Synn, Sang-Youp (1995) Doctoral Thesis, Georgia Institute of Technology, Atlanta.

Abstract

The objective of this thesis is to explore parallel methodologies for large scale finite element analysis on the massively computers by using the concept of domain decomposition. This research covers the linear static analysis and the nonlinear dynamic analysis. In the linear static analysis, an intelligent strategy is proposed for the global spectrum of engineering computation: initial computation and multiple recomputations. First, simplified formulas are proposed to predict the time complexity in a parallel matrix solver on two machines (BBN,KSR1). Numerical operation counts and data communication costs are considered for those formulas.

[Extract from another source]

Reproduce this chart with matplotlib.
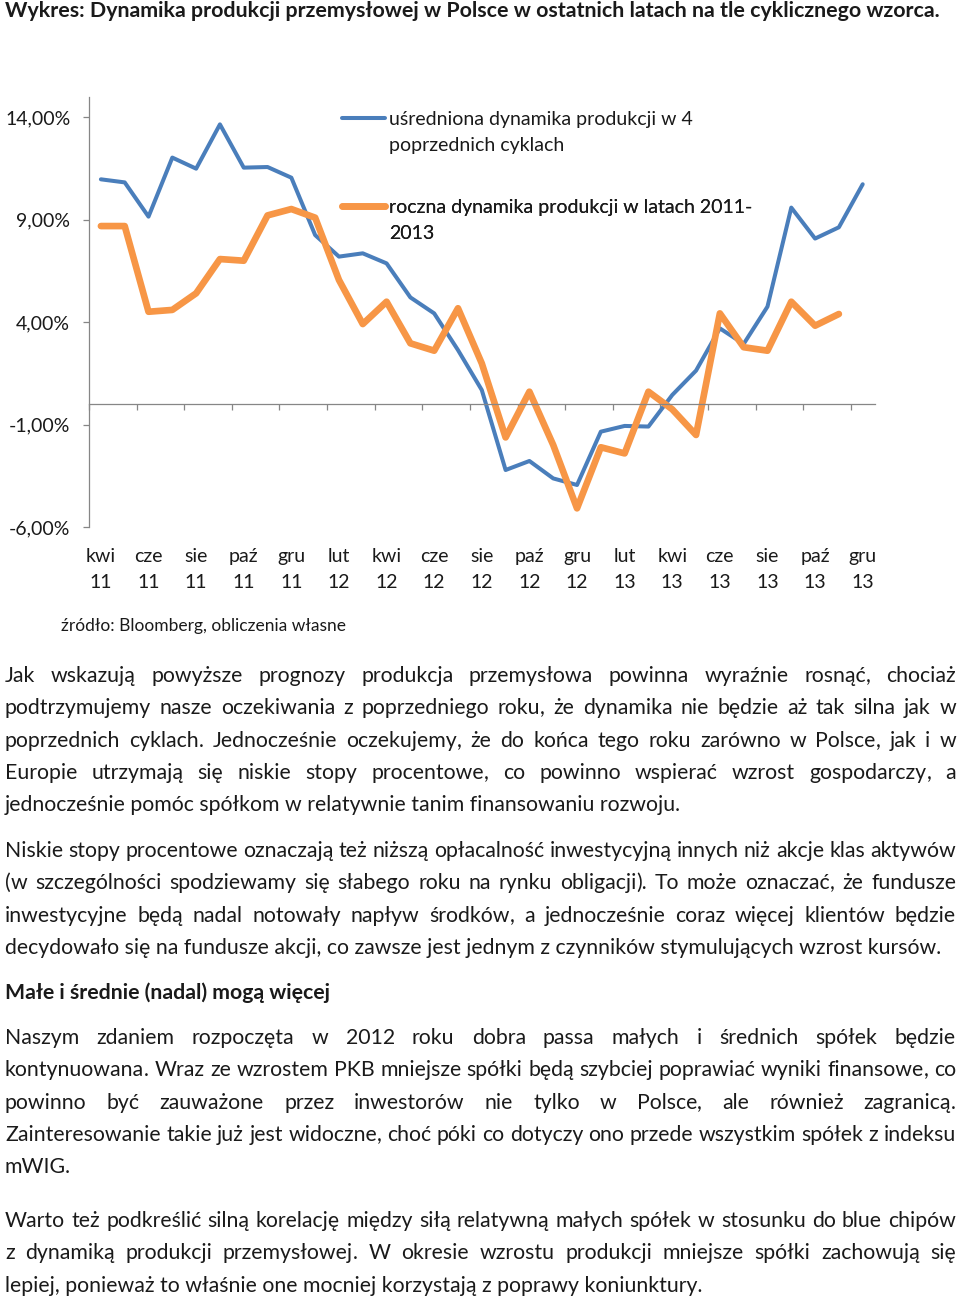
import numpy as np
import matplotlib
matplotlib.use('Agg')
import matplotlib.pyplot as plt
from matplotlib.lines import Line2D
from matplotlib.ticker import FuncFormatter

plt.rcParams['font.family'] = ['Lato', 'DejaVu Sans']

# === DANE ===
miesiace = ['kwi 11', 'maj 11', 'cze 11', 'lip 11', 'sie 11', 'wrz 11', 'paź 11', 'lis 11', 'gru 11',
            'sty 12', 'lut 12', 'mar 12', 'kwi 12', 'maj 12', 'cze 12', 'lip 12', 'sie 12', 'wrz 12',
            'paź 12', 'lis 12', 'gru 12', 'sty 13', 'lut 13', 'mar 13', 'kwi 13', 'maj 13', 'cze 13',
            'lip 13', 'sie 13', 'wrz 13', 'paź 13', 'lis 13', 'gru 13']

# uśredniona dynamika w 4 poprzednich cyklach (%)
usredniona = [10.96, 10.81, 9.14, 12.02, 11.48, 13.64, 11.53, 11.56, 11.04, 8.24, 7.19, 7.35,
              6.86, 5.20, 4.42, 2.63, 0.68, -3.22, -2.78, -3.63, -3.95, -1.35, -1.07, -1.10,
              0.44, 1.63, 3.69, 2.93, 4.75, 9.58, 8.07, 8.62, 10.72]

# roczna dynamika produkcji 2011-2013 (%), brak ostatniego miesiąca
roczna = [8.68, 8.68, 4.50, 4.59, 5.40, 7.07, 6.99, 9.20, 9.51, 9.09, 6.05, 3.90,
          4.99, 2.96, 2.60, 4.67, 1.98, -1.63, 0.60, -2.00, -5.09, -2.11, -2.41, 0.60,
          -0.26, -1.51, 4.42, 2.77, 2.60, 4.99, 3.82, 4.39, np.nan]

os_y = [-6, -1, 4, 9, 14]

leg_usredniona = ['uśredniona dynamika produkcji w 4', 'poprzednich cyklach']
leg_roczna = ['roczna dynamika produkcji w latach 2011-', '2013']

tytul = 'Wykres: Dynamika produkcji przemysłowej w Polsce w ostatnich latach na tle cyklicznego wzorca.'
zrodlo = 'źródło: Bloomberg, obliczenia własne'
naglowek = 'Małe i średnie (nadal) mogą więcej'

akapit1 = ['Jak wskazują powyższe prognozy produkcja przemysłowa powinna wyraźnie rosnąć, chociaż',
           'podtrzymujemy nasze oczekiwania z poprzedniego roku, że dynamika nie będzie aż tak silna jak w',
           'poprzednich cyklach. Jednocześnie oczekujemy, że do końca tego roku zarówno w Polsce, jak i w',
           'Europie utrzymają się niskie stopy procentowe, co powinno wspierać wzrost gospodarczy, a',
           'jednocześnie pomóc spółkom w relatywnie tanim finansowaniu rozwoju.']
akapit2 = ['Niskie stopy procentowe oznaczają też niższą opłacalność inwestycyjną innych niż akcje klas aktywów',
           '(w szczególności spodziewamy się słabego roku na rynku obligacji). To może oznaczać, że fundusze',
           'inwestycyjne będą nadal notowały napływ środków, a jednocześnie coraz więcej klientów będzie',
           'decydowało się na fundusze akcji, co zawsze jest jednym z czynników stymulujących wzrost kursów.']
akapit3 = ['Naszym zdaniem rozpoczęta w 2012 roku dobra passa małych i średnich spółek będzie',
           'kontynuowana. Wraz ze wzrostem PKB mniejsze spółki będą szybciej poprawiać wyniki finansowe, co',
           'powinno być zauważone przez inwestorów nie tylko w Polsce, ale również zagranicą.',
           'Zainteresowanie takie już jest widoczne, choć póki co dotyczy ono przede wszystkim spółek z indeksu',
           'mWIG.']
akapit4 = ['Warto też podkreślić silną korelację między siłą relatywną małych spółek w stosunku do blue chipów',
           'z dynamiką produkcji przemysłowej. W okresie wzrostu produkcji mniejsze spółki zachowują się',
           'lepiej, ponieważ to właśnie one mocniej korzystają z poprawy koniunktury.']

# === FIGURA ===
W, H = 960, 1299
fig = plt.figure(figsize=(W / 100, H / 100), dpi=100)
renderer = fig.canvas.get_renderer()


def fx(x):
    return x / W


def fy(y):
    return 1 - y / H


def szer(tekst, **kw):
    t = fig.text(0, 0, tekst, **kw)
    w = t.get_window_extent(renderer).width
    t.remove()
    return w


# rozmiary czcionek dopasowane do szerokości tekstów na oryginale
fs_tyt = 10 * 936 / szer(tytul, fontsize=10, weight='bold')
fs_tekst = 10 * 932 / szer(akapit2[-1], fontsize=10)
fs_wyk = 10 * 303 / szer(leg_usredniona[0], fontsize=10)
fs_zrodlo = 10 * 285 / szer(zrodlo, fontsize=10)

KOLOR_OSI = '#868686'
NIEBIESKI = '#4a7ebb'
POMARANCZ = '#f79646'
TEKST = '#1a1a1a'

# === WYKRES ===
ax = fig.add_axes([fx(89), fy(527), (874.6 - 89) / W, (527 - 96.5) / H])
x = np.arange(len(miesiace))
l1, = ax.plot(x, usredniona, color=NIEBIESKI, lw=2.9, solid_joinstyle='round', solid_capstyle='round')
l2, = ax.plot(x, roczna, color=POMARANCZ, lw=4.8, solid_joinstyle='round', solid_capstyle='round')

ax.set_xlim(-0.5, len(miesiace) - 0.5)
ax.set_ylim(-6, 15)
ax.set_yticks(os_y)
ax.yaxis.set_major_formatter(FuncFormatter(lambda v, _: f'{v:.2f}%'.replace('.', ',')))
ax.spines[['top', 'right']].set_visible(False)
ax.spines['bottom'].set_position(('data', 0))
ax.spines[['left', 'bottom']].set_color(KOLOR_OSI)
ax.spines[['left', 'bottom']].set_linewidth(0.9)
ax.set_xticks(np.arange(-0.5, len(miesiace) - 1, 2))
ax.tick_params(axis='x', labelbottom=False, length=4.5, width=0.9, color=KOLOR_OSI)
ax.tick_params(axis='y', length=4.5, width=0.9, color=KOLOR_OSI, labelsize=fs_wyk, pad=9,
               labelcolor=TEKST)

# etykiety miesięcy pod wykresem
sec = ax.secondary_xaxis('bottom')
sec.set_xticks(x[::2], [m.replace(' ', '\n') for m in miesiace[::2]], linespacing=1.65)
sec.tick_params(length=0, pad=15, labelsize=fs_wyk, labelcolor=TEKST)
sec.spines['bottom'].set_visible(False)

# legenda (dwie osobne, tekst w dwóch wierszach)
fs_px = fs_wyk * 100 / 72
for linia, wiersze, y_gora in [(l1, leg_usredniona, 111), (l2, leg_roczna, 199)]:
    leg = ax.legend([linia, Line2D([], [], color='none')], wiersze, loc='upper left',
                    bbox_to_anchor=(fx(342), fy(y_gora)), bbox_transform=fig.transFigure,
                    frameon=False, borderpad=0, borderaxespad=0, fontsize=fs_wyk,
                    handlelength=43 / fs_px, handletextpad=4 / fs_px, labelspacing=0.45,
                    labelcolor=TEKST)
    ax.add_artist(leg)

# === TEKSTY ===
LEWY, PRAWY = 5, 956
INTERP = ',.)('


def slowo(s, xp, yb, **kw):
    # interpunkcja osobno, żeby słowa z przecinkiem nie skakały o piksel
    lead = s[:len(s) - len(s.lstrip(INTERP))]
    core = s.strip(INTERP)
    tail = s[len(lead) + len(core):]
    for kawalek in (lead, core, tail):
        if kawalek:
            fig.text(fx(xp), yb, kawalek, va='baseline', ha='left', **kw)
            xp += szer(kawalek, **kw)


def wiersz(tekst, y, justuj, **kw):
    # y = środek wiersza na oryginale, tekst stawiany na linii bazowej
    yb = fy(y + 5)
    if not justuj:
        fig.text(fx(LEWY), yb, tekst, va='baseline', ha='left', **kw)
        return
    slowa = tekst.split(' ')
    szerokosci = [szer(s, **kw) for s in slowa]
    odstep = (PRAWY - LEWY - sum(szerokosci)) / (len(slowa) - 1)
    xp = LEWY
    for s, w in zip(slowa, szerokosci):
        slowo(s, xp, yb, **kw)
        xp += w + odstep


def akapit(wiersze, y0):
    for i, tekst in enumerate(wiersze):
        wiersz(tekst, y0 + i * 32.3, i < len(wiersze) - 1, fontsize=fs_tekst, color=TEKST)


fig.text(fx(5), fy(17), tytul, va='baseline', ha='left', fontsize=fs_tyt, weight='bold', color=TEKST)
fig.text(fx(61), fy(631), zrodlo, va='baseline', ha='left', fontsize=fs_zrodlo, color=TEKST)

akapit(akapit1, 677)
akapit(akapit2, 852)
wiersz(naglowek, 994, False, fontsize=fs_tekst, weight='bold', color=TEKST)
akapit(akapit3, 1039)
akapit(akapit4, 1222)

fig.savefig('out.png', dpi=100, facecolor='white')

Based on these formulas, a processor mapping algorithm is proposed to cover the initial computation stage and multiple recomputation stages of substructure analysis, and also compared the performances of the parallel global approach and the parallel substructure approach for several structure models. For nonlinear dynamic analysis, this research tests the generalities of several parallel time integration methods for high-rate nonlinear transient analysis and selects the element level parallelism as the target strategy. Using this parallelism, a large scale general purpose code, DYNA3D is used and modified in several times in order to provide a more detailed parallel implementation strategy. Through several parallel code trials, a basic software design strategy is proposed for massively parallel computers driven by the thread-parallelism.